━━━ MATERIAL PROVIDED

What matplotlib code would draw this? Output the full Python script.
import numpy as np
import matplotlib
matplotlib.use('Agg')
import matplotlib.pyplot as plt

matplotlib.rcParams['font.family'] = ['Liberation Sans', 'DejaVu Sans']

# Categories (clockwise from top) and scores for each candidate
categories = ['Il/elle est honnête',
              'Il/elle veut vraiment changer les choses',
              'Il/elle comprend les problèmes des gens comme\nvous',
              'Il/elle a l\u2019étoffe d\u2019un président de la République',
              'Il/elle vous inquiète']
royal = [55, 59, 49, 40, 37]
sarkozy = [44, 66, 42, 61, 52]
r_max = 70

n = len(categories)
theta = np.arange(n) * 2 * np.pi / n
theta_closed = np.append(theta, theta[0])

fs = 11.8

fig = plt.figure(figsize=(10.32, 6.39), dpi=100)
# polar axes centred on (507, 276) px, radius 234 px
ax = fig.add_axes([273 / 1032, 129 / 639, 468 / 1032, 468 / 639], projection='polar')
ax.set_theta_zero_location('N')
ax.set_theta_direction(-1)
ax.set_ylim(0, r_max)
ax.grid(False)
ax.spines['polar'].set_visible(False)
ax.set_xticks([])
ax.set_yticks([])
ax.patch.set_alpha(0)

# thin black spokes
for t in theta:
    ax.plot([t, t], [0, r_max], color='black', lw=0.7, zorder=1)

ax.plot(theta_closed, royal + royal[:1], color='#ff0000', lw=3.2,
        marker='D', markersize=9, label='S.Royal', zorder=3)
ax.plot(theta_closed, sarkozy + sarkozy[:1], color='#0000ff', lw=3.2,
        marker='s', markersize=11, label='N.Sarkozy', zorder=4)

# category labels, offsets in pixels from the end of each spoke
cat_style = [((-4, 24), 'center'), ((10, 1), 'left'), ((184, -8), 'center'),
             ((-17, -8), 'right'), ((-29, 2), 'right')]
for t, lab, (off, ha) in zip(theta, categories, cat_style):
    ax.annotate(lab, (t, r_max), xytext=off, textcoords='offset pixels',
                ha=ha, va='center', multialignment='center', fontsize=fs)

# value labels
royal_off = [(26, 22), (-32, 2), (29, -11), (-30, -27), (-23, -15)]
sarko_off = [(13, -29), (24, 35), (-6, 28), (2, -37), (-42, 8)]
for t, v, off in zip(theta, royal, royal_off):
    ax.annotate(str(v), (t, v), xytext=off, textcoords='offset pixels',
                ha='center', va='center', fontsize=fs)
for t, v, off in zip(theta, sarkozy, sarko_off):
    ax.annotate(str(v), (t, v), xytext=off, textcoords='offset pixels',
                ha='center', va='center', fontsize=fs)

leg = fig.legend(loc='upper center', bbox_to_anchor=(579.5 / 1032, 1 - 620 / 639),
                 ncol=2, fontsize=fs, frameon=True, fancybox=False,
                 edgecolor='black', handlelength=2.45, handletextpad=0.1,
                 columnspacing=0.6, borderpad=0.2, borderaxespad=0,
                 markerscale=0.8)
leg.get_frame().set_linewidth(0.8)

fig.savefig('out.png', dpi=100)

━━━━━━
━━━ MATERIAL PROVIDED

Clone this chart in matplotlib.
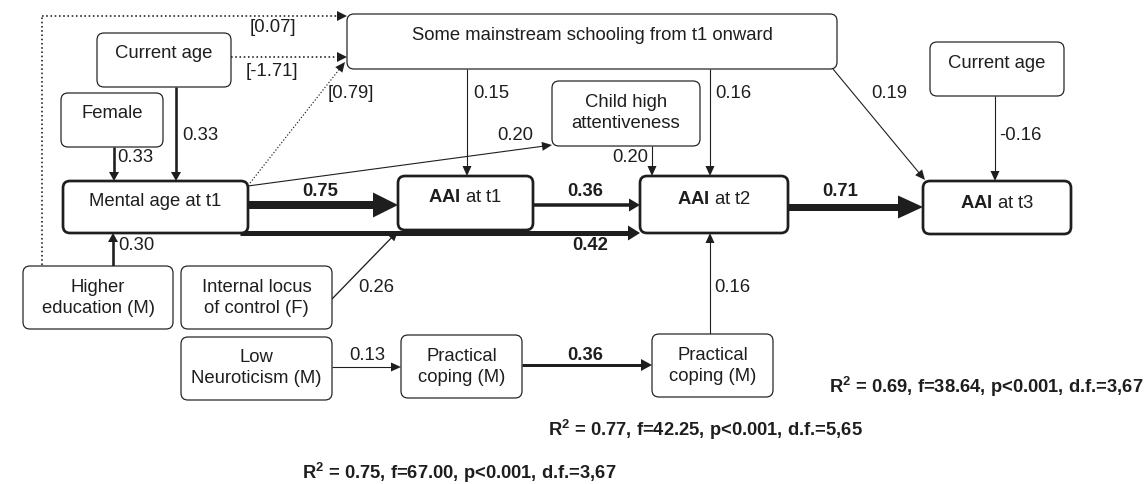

━━━━━━

EXERCISE PROMPT
All lines in the listing above from the line containing "What matplotlib code" to the line containing "matplotlib.rcParams['font.family'] = ['Liberation", inclusive, should be retyped exactly; no other lines should appear.

TASK SOLUTION
What matplotlib code would draw this? Output the full Python script.
import numpy as np
import matplotlib
matplotlib.use('Agg')
import matplotlib.pyplot as plt

matplotlib.rcParams['font.family'] = ['Liberation Sans', 'DejaVu Sans']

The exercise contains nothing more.